Oil-Spill Cleanup Makes Progress on Mexican Beaches, but Pollution Persists
MEXICO CITY Mexican state oil monopoly Petroleos Mexicanos on Monday announced it had recovered about two-thirds of the estimated 5,000-barrels of oil that spilled last week into a river feeding the Gulf of Mexico.
But major work remained to be done near the source of the spill on the Coatzacoalcos River in southern Veracruz state, according to a federal environmental regulator and Petroleos Mexicanos, or Pemex.
The spill occurred after an explosion Wednesday at a pumping station near Santiago Tuxtla, about 250 miles east-southeast of Mexico City.
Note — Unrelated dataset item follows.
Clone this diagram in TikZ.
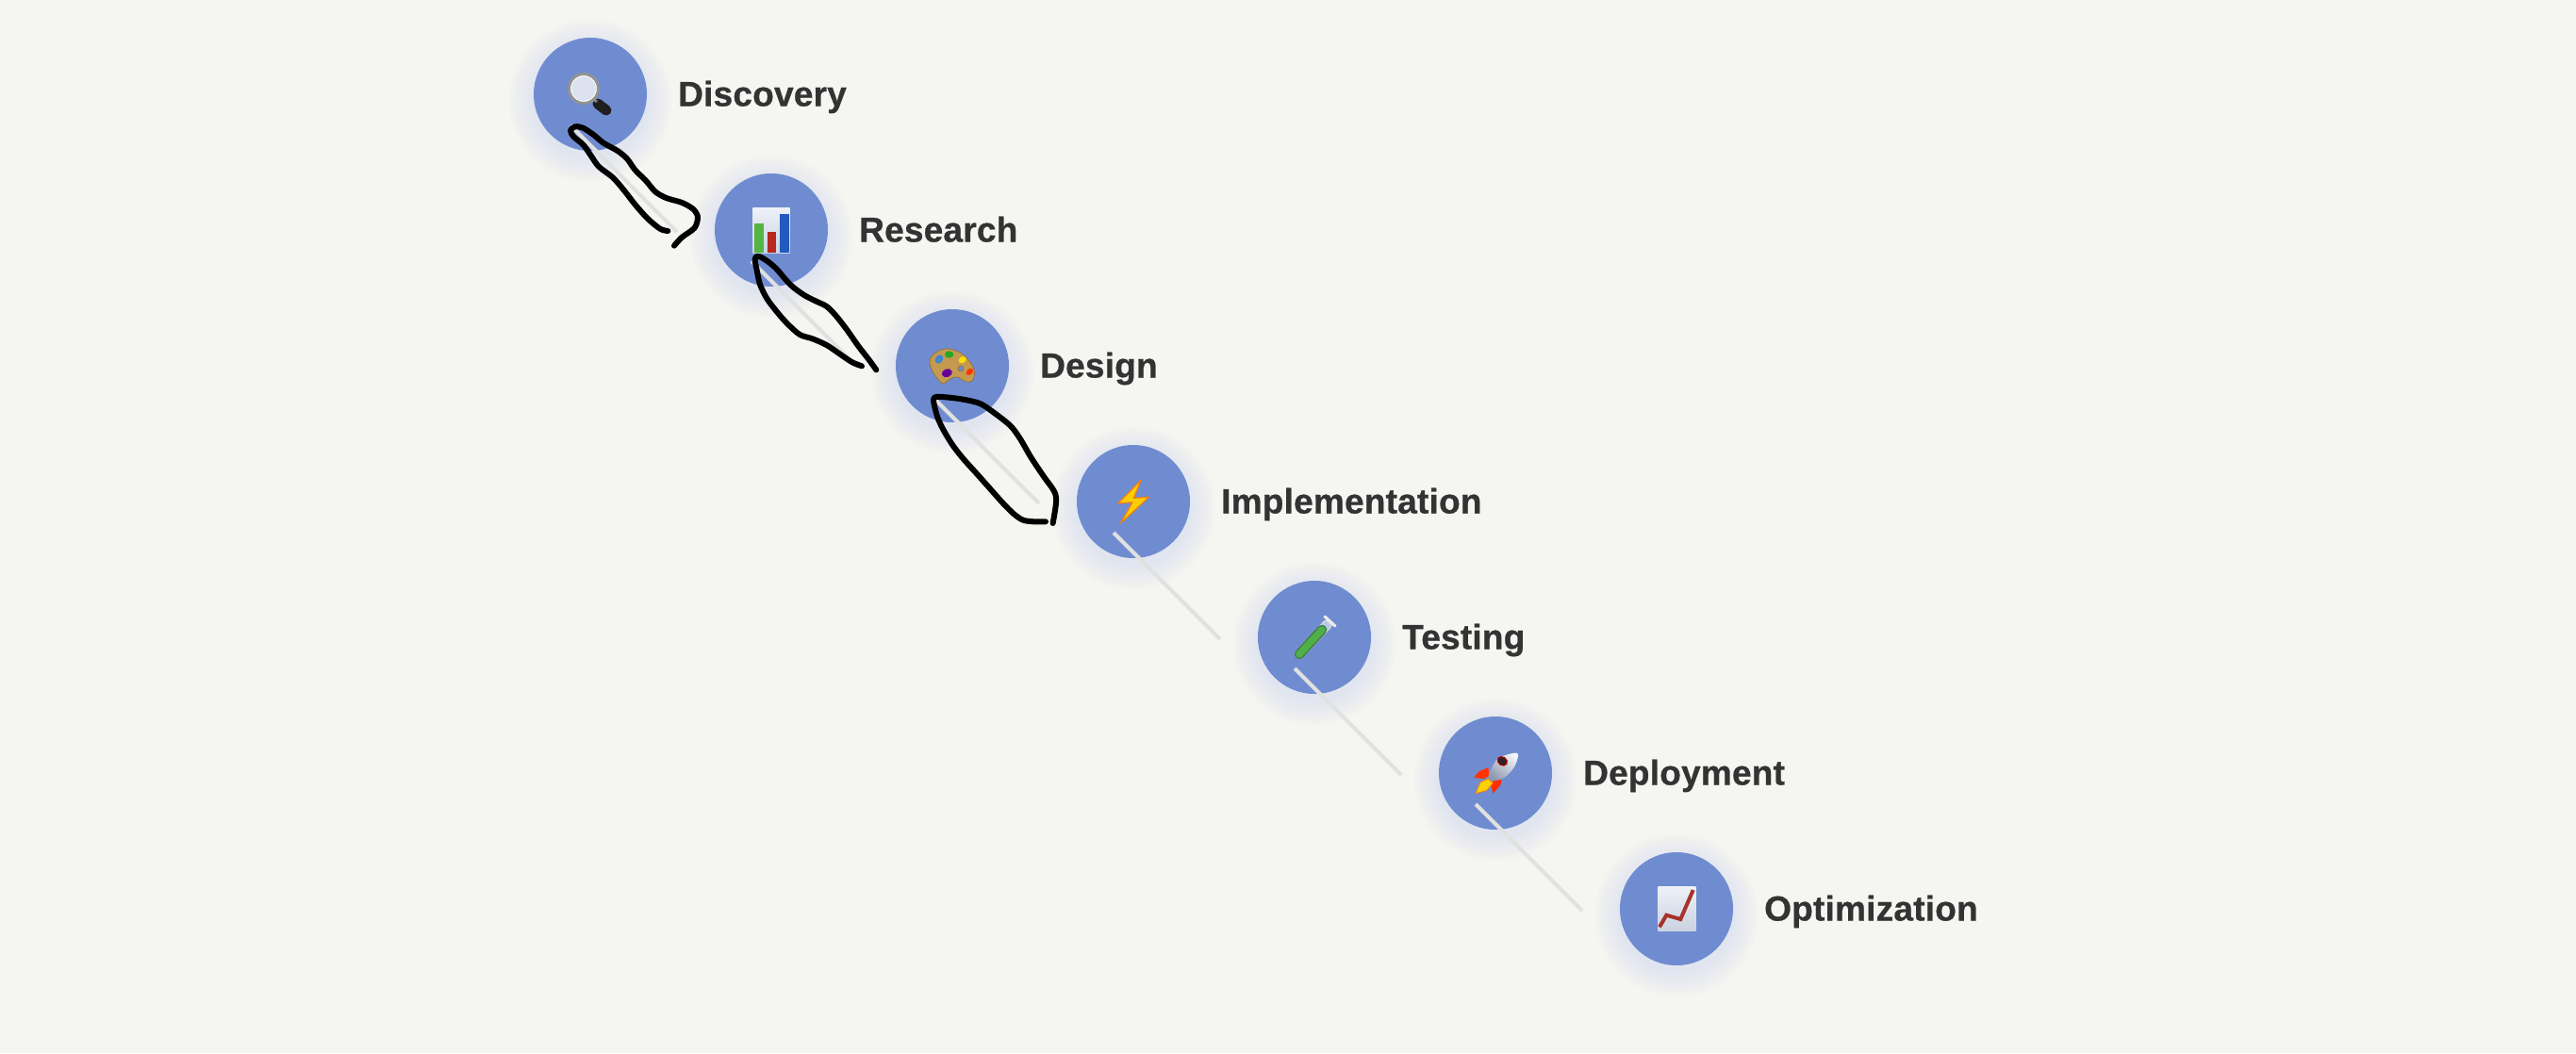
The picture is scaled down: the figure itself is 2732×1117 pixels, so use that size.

The blast caused a burst of high pressure that ruptured the oil line 70 miles (110 kms) away in Nanchital, just south of the Gulf port city of Coatzacoalcos.
Four of the five people injured in the explosion remained hospitalized Monday in Mexico City and Coatzacoalcos, with one man in grave condition, according to a news release by Pemex.
The most visible progress in the cleanup is along the southern Gulf Coast, where the oil reached about 40 kilometers (25 miles) of beaches, according to Mexican Environment Department Delegate Francisco Moreno, who surveyed the cleanup progress from the ground and air on Monday.
Moreno said about 90 percent of the oil along the coast has been removed.
Pemex announced that the beaches of Coatzacoalcos and Allende, which straddle a still heavily polluted river, are completely clean.
About 4,400 cubic meters of lilies and other oil-soaked vegetation had been cleared from the Coatzacoalcos River, as a state university begins to study the impact of the spill on the river and coastal ecosystems, Moreno said.
The state oil company estimated it had collected about 45 percent of the 11,000 cubic meters (390,000 cubic feet) of material soaked by the spill.
Prosecutors at the Environment Department are still considering a criminal complaint against Pemex, which could be fined it as much as US$200,000 (euro148,000) for the spill.
Reporting on the public-health consequences of the spill, Pemex said its medical services have treated 24 people at a company hospital in Nanchital and 59 patients in house calls after receiving reports of migraine headaches and irritation of the mouth, nose and throat.
About 300 people continue to work in the cleanup effort.